Reproduce, character for character, the lines below from the first through the one with "128.3, 136.8, 126];". Leave pictures out.

begin Data section

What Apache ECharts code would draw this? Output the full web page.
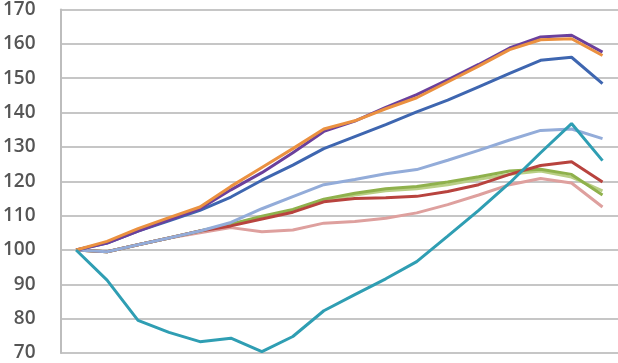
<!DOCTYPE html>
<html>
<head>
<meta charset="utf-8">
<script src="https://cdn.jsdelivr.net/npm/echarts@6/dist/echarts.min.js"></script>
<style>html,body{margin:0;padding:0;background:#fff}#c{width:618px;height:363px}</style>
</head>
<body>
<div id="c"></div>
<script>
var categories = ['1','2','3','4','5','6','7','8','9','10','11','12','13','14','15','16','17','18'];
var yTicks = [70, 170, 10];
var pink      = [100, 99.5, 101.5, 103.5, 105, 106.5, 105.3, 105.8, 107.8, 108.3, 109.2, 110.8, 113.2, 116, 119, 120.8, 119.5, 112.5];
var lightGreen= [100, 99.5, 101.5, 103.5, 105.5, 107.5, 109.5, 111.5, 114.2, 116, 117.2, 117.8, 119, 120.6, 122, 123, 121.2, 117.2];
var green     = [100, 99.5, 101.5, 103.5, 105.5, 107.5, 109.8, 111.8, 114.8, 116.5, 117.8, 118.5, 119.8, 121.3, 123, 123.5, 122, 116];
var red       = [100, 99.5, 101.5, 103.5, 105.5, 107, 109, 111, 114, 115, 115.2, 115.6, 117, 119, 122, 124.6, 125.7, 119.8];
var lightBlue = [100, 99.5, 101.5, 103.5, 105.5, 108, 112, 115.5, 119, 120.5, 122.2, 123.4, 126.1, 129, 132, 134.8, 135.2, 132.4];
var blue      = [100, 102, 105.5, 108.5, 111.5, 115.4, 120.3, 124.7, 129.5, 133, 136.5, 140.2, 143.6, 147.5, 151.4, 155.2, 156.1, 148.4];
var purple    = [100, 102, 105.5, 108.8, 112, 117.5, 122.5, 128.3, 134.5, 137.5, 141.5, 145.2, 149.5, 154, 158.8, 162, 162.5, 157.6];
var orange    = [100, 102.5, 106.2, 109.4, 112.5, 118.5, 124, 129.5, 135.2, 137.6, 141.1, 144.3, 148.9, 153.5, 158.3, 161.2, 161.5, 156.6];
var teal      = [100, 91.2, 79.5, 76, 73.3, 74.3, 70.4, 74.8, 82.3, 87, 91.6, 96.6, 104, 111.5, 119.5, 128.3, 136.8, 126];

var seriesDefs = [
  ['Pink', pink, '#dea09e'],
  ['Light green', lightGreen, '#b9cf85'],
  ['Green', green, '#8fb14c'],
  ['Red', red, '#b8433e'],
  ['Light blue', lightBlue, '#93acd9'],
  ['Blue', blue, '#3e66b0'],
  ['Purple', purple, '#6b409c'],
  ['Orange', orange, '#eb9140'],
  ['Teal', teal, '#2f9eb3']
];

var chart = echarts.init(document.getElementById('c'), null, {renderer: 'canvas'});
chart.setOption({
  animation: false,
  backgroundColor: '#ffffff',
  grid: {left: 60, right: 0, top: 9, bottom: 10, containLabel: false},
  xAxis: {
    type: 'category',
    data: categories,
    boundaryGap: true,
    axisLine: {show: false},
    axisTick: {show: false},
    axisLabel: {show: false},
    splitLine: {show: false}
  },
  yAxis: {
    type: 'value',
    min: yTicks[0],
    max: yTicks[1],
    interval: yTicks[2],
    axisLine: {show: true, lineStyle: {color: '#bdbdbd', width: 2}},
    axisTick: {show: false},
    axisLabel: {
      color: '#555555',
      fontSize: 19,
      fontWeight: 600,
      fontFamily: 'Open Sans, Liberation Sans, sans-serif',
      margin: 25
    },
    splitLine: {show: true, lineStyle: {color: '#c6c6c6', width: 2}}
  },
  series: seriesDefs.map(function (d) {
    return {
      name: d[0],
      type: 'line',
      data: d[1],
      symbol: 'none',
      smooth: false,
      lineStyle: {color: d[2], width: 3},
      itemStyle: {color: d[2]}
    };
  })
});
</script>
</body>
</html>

end Data section

▶ [Response below]:
What Apache ECharts code would draw this? Output the full web page.
<!DOCTYPE html>
<html>
<head>
<meta charset="utf-8">
<script src="https://cdn.jsdelivr.net/npm/echarts@6/dist/echarts.min.js"></script>
<style>html,body{margin:0;padding:0;background:#fff}#c{width:618px;height:363px}</style>
</head>
<body>
<div id="c"></div>
<script>
var categories = ['1','2','3','4','5','6','7','8','9','10','11','12','13','14','15','16','17','18'];
var yTicks = [70, 170, 10];
var pink      = [100, 99.5, 101.5, 103.5, 105, 106.5, 105.3, 105.8, 107.8, 108.3, 109.2, 110.8, 113.2, 116, 119, 120.8, 119.5, 112.5];
var lightGreen= [100, 99.5, 101.5, 103.5, 105.5, 107.5, 109.5, 111.5, 114.2, 116, 117.2, 117.8, 119, 120.6, 122, 123, 121.2, 117.2];
var green     = [100, 99.5, 101.5, 103.5, 105.5, 107.5, 109.8, 111.8, 114.8, 116.5, 117.8, 118.5, 119.8, 121.3, 123, 123.5, 122, 116];
var red       = [100, 99.5, 101.5, 103.5, 105.5, 107, 109, 111, 114, 115, 115.2, 115.6, 117, 119, 122, 124.6, 125.7, 119.8];
var lightBlue = [100, 99.5, 101.5, 103.5, 105.5, 108, 112, 115.5, 119, 120.5, 122.2, 123.4, 126.1, 129, 132, 134.8, 135.2, 132.4];
var blue      = [100, 102, 105.5, 108.5, 111.5, 115.4, 120.3, 124.7, 129.5, 133, 136.5, 140.2, 143.6, 147.5, 151.4, 155.2, 156.1, 148.4];
var purple    = [100, 102, 105.5, 108.8, 112, 117.5, 122.5, 128.3, 134.5, 137.5, 141.5, 145.2, 149.5, 154, 158.8, 162, 162.5, 157.6];
var orange    = [100, 102.5, 106.2, 109.4, 112.5, 118.5, 124, 129.5, 135.2, 137.6, 141.1, 144.3, 148.9, 153.5, 158.3, 161.2, 161.5, 156.6];
var teal      = [100, 91.2, 79.5, 76, 73.3, 74.3, 70.4, 74.8, 82.3, 87, 91.6, 96.6, 104, 111.5, 119.5, 128.3, 136.8, 126];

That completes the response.